Twice Barca trailed at the Ramon Sanchez Pizjuan, twice Messi drew them level with goal-of-the-week contenders – one off either foot.
He then edged them ahead with an exquisite dinked finish with five minutes to go before setting up his struggling strike partner Suarez for a morale-boosting goal in injury time.
Without that strike, who knows if Suarez would have finished with such unerring accuracy against Real on Wednesday?

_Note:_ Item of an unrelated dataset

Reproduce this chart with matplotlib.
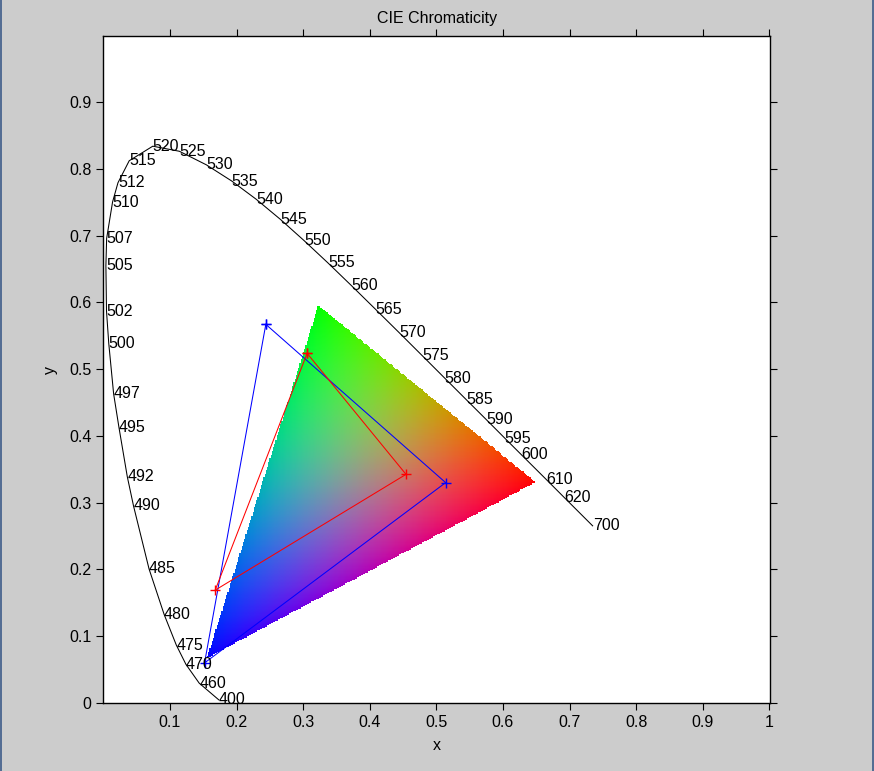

He had certainly struggled to play with such dynamism and precision since last October's Clasico rout of Julen Lopetegui's sorry Real side.
Regardless, Suarez's timely double means that Barca are now perfectly primed for a third treble.
They sit seven points clear of Atletico Madrid at the top of the Liga table, will play Valencia in the Copa del Rey final, and face Lyon in the last 16 of the most wide-open Champions League in years, having drawn 0-0 in the first leg in France.
There are still many massive matches to come, though, starting with Saturday's Liga Clasico at the Bernabeu.
It is Barca's toughest remaining away game but victory would almost certainly reduce La Liga to a two-horse race with Atletico, whom they host in April.
Real, though, will feel that if they take their chances this time, they can propel themselves back into contention.
However, while Barca could again play as badly as they did three days ago, it's unlikely Messi will.
Fatigue could well prove an issue; boredom certainly will not.
The treble is on again. It would be his most impressive yet.